Oleh: Gede Prama
Lihat kebunku penuh dengan bunga. Ada yang putih dan ada yang merah. Setiap hari kusiram semua. Mawar melati semuanya indah.
Bencana, bencana, bencana, bencana, mungkin itu kabut-kabut kehidupan yang berganti menyelimuti Indonesia beberapa tahun terakhir ini.
Belum sepenuhnya pulih dari banjir dahsyat Jakarta, tiba-tiba tanah longsor menggelegar, gempa bumi memakan nyawa, pesawat Garuda terbakar. Bencana seperti tidak bosan-bosannya menggoda jiwa Indonesia.
Seorang sahabat asli Jawa berulang-ulang menyebut kata miris. Seorang psikiater mengutip sebutan tua tentang zaman edan saat menyaksikan seorang Ibu membakar diri dan sejumlah putra-putrinya karena terimpit kesulitan kehidupan.

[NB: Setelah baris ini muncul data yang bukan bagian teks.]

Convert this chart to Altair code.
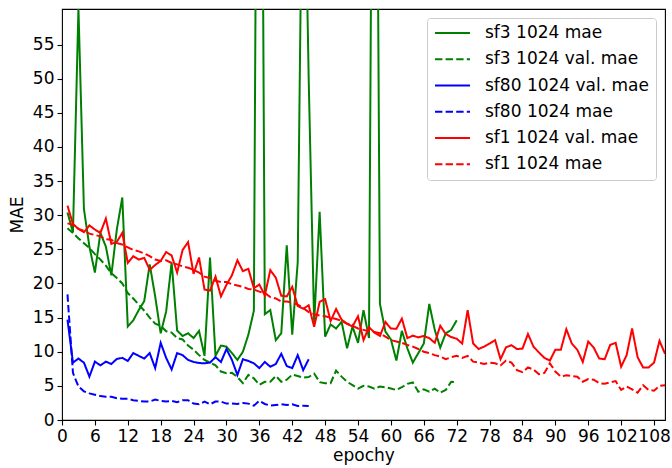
import altair as alt
import pandas as pd

# ---- data ----
epochs_sf3 = list(range(1, 73))
sf3_mae = [30.4, 27.5, 60.3, 30.9, 25.4, 21.6, 27.4, 25.4, 21.2, 27.9,
           32.6, 13.7, 14.6, 16.1, 17.4, 22.8, 18.1, 12.7, 15.9, 23.1,
           13.1, 12.3, 12.7, 12.0, 13.05, 9.4, 23.8, 9.4, 10.9, 10.75,
           9.8, 8.8, 10.0, 12.5, 16.0, 165.0, 15.5, 16.1, 11.7, 12.7,
           25.6, 12.5, 23.1, 95.0, 50.0, 14.2, 30.5, 12.2, 14.0, 13.4,
           14.4, 10.5, 13.7, 11.3, 16.1, 12.0, 150.0, 17.0, 12.95, 11.8,
           8.7, 13.05, 10.5, 8.4, 9.8, 11.2, 17.0, 13.2, 10.6, 12.7,
           13.2, 14.6]
sf3_val_mae = [28.1, 27.4, 26.6, 25.9, 25.2, 24.3, 23.5, 22.6, 21.5, 20.8,
               20.0, 18.6, 17.8, 16.9, 16.0, 15.0, 14.1, 13.8, 13.0, 12.8,
               12.0, 11.8, 10.9, 10.3, 9.5, 8.8, 8.4, 8.0, 7.1, 6.85,
               6.9, 6.3, 5.4, 6.6, 6.1, 5.15, 5.6, 5.6, 6.45, 5.6,
               5.9, 6.65, 6.45, 6.2, 6.3, 6.8, 5.55, 5.4, 5.4, 7.25,
               6.35, 5.6, 5.1, 4.6, 5.0, 4.9, 4.6, 4.9, 4.8, 4.6,
               4.4, 4.8, 5.3, 5.5, 4.15, 4.5, 4.15, 4.6, 4.0, 4.4,
               5.6, 5.5]

epochs_sf80 = list(range(1, 46))
sf80_val_mae = [14.7, 8.4, 9.0, 8.4, 6.35, 8.55, 8.0, 8.55, 8.2, 8.95,
                9.1, 8.65, 9.8, 9.4, 9.0, 9.8, 7.6, 11.3, 9.1, 7.4,
                9.8, 9.5, 8.8, 8.5, 8.35, 8.3, 8.4, 9.2, 8.5, 10.4,
                8.8, 6.6, 8.9, 8.65, 8.3, 7.6, 8.5, 7.8, 8.2, 9.7,
                7.9, 7.6, 9.5, 7.3, 8.9]
sf80_mae = [18.4, 6.9, 4.9, 4.2, 3.9, 3.7, 3.5, 3.4, 3.4, 3.2,
            3.1, 3.1, 2.9, 2.8, 2.7, 2.7, 3.0, 2.8, 2.7, 2.8,
            2.6, 2.9, 2.9, 2.4, 2.3, 2.7, 2.3, 2.7, 2.7, 2.4,
            2.4, 2.35, 2.5, 2.4, 2.1, 2.8, 2.35, 2.1, 2.2, 2.3,
            2.2, 2.3, 2.05, 2.1, 2.05]

epochs_sf1 = list(range(1, 111))
sf1_val_mae = [31.4, 28.7, 28.0, 27.5, 28.5, 27.9, 27.4, 29.5, 25.8, 26.1,
               27.4, 23.0, 24.0, 23.5, 23.75, 22.0, 22.7, 23.3, 24.6, 24.1,
               21.6, 24.9, 26.05, 21.4, 23.8, 19.1, 18.95, 21.0, 18.1, 19.8,
               21.2, 23.4, 21.8, 22.15, 19.3, 19.85, 18.25, 21.95, 20.85, 18.2,
               18.1, 19.5, 16.7, 16.3, 16.8, 13.65, 17.3, 17.7, 14.5, 16.25,
               14.7, 14.1, 13.7, 15.2, 11.7, 13.6, 12.8, 12.3, 14.35, 13.4,
               13.35, 14.85, 12.0, 12.35, 12.1, 12.3, 12.0, 11.3, 13.8, 12.6,
               12.15, 11.9, 11.2, 16.1, 11.2, 10.4, 10.75, 11.2, 11.7, 8.9,
               10.65, 10.95, 10.4, 10.45, 12.6, 10.75, 9.9, 9.1, 8.7, 10.3,
               10.3, 13.3, 11.2, 10.3, 8.5, 11.5, 10.6, 9.0, 8.9, 11.0,
               11.3, 7.8, 9.5, 13.4, 9.2, 7.7, 7.7, 8.4, 11.6, 9.7]
sf1_mae = [28.8, 28.6, 28.0, 27.7, 27.3, 27.1, 26.9, 26.5, 26.4, 25.9,
           25.7, 25.3, 24.9, 24.7, 24.4, 24.0, 23.5, 23.3, 23.4, 23.0,
           22.8, 22.5, 22.3, 22.0, 21.6, 21.0, 20.8, 20.4, 20.2, 20.2,
           19.9, 19.7, 19.5, 19.2, 19.1, 18.8, 18.6, 18.0, 17.8, 17.35,
           17.35, 17.2, 16.9, 16.4, 15.8, 15.5, 15.3, 15.2, 15.0, 14.8,
           14.5, 14.1, 13.8, 13.4, 13.2, 13.0, 12.9, 12.7, 12.2, 11.7,
           11.5, 11.3, 11.0, 10.75, 10.4, 10.0, 9.8, 9.5, 9.3, 8.9,
           9.2, 9.4, 9.1, 9.4, 8.55, 8.4, 8.2, 8.4, 8.3, 8.0,
           8.7, 8.4, 7.3, 7.0, 7.7, 7.4, 6.7, 6.9, 8.3, 7.1,
           6.35, 6.55, 6.45, 6.35, 5.6, 6.0, 5.9, 5.4, 5.3, 5.5,
           5.7, 4.4, 4.9, 4.5, 4.0, 5.1, 4.4, 4.3, 5.0, 5.1]

series_names = ["sf3 1024 mae", "sf3 1024 val. mae", "sf80 1024 val. mae",
                "sf80 1024 mae", "sf1 1024 val. mae", "sf1 1024 mae"]
series_colors = ["#008000", "#008000", "#0000ff", "#0000ff", "#ff0000", "#ff0000"]
SOLID = [1, 0]
DASHED = [7.4, 3.2]
series_dash = [SOLID, DASHED, SOLID, DASHED, SOLID, DASHED]

x_ticks = list(range(0, 109, 6))
y_ticks = list(range(0, 56, 5))

# ---- long table ----
parts = []
for name, ep, vals in [
    (series_names[0], epochs_sf3, sf3_mae),
    (series_names[1], epochs_sf3, sf3_val_mae),
    (series_names[2], epochs_sf80, sf80_val_mae),
    (series_names[3], epochs_sf80, sf80_mae),
    (series_names[4], epochs_sf1, sf1_val_mae),
    (series_names[5], epochs_sf1, sf1_mae),
]:
    parts.append(pd.DataFrame({"epoch": ep, "value": vals, "series": name}))
df = pd.concat(parts, ignore_index=True)

FONT = "DejaVu Sans"
FS = 17

legend = alt.Legend(
    title=None,
    orient="none",
    legendX=365,
    legendY=9,
    symbolType="stroke",
    symbolSize=1225,
    symbolStrokeWidth=2,
    clipHeight=16,
    rowPadding=9.25,
    padding=7,
    labelOffset=14,
    labelFont=FONT,
    labelFontSize=FS,
    labelColor="black",
    labelLimit=400,
    fillColor="white",
    strokeColor="#cccccc",
    cornerRadius=3,
)

chart = (
    alt.Chart(df)
    .mark_line(clip=True, strokeWidth=2)
    .encode(
        x=alt.X(
            "epoch:Q",
            scale=alt.Scale(domain=[0, 110], nice=False, zero=False),
            axis=alt.Axis(values=x_ticks, title="epochy", labelFlush=False,
                          labelOverlap=False, labelPadding=3, titlePadding=3),
        ),
        y=alt.Y(
            "value:Q",
            scale=alt.Scale(domain=[0, 60.2], nice=False),
            axis=alt.Axis(values=y_ticks, title="MAE", labelPadding=3,
                          titlePadding=6),
        ),
        color=alt.Color("series:N",
                        scale=alt.Scale(domain=series_names, range=series_colors),
                        legend=legend),
        strokeDash=alt.StrokeDash("series:N",
                                  scale=alt.Scale(domain=series_names, range=series_dash),
                                  legend=legend),
        order="epoch:Q",
    )
    .properties(
        width=603,
        height=411,
        autosize=alt.AutoSizeParams(type="none"),
        padding={"left": 62, "top": 9, "right": 6, "bottom": 48},
    )
    .configure_view(stroke="black", strokeWidth=1.1)
    .configure_axis(
        grid=False,
        domain=False,
        tickColor="black",
        tickSize=5,
        tickWidth=1.1,
        labelFont=FONT,
        labelFontSize=FS,
        labelColor="black",
        titleFont=FONT,
        titleFontSize=FS,
        titleFontWeight="normal",
        titleColor="black",
    )
)

chart.save("out.html", embed_options={"renderer": "svg", "actions": False})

Bahkan, Herald Tribune menulis Indonesia: Mass murder or natural disaster, terutama setelah menghitung ratusan ribu nyawa melayang akibat bencana.
Berduka, bersedih, tersentuh penderitaan sesama tentu salah satu tanda pertumbuhan jiwa. Di Timur telah lama diajarkan, untuk memasuki wilayah-wilayah kesucian, bahkan menginjak rumput pun, dilarang. Terutama karena setiap rasa sakit yang kita timpakan ke ciptaan lain akan kembali menyakiti diri. Karena itu, sungguh layak disyukuri jika Indonesia masih memiliki banyak hati yang punya empati.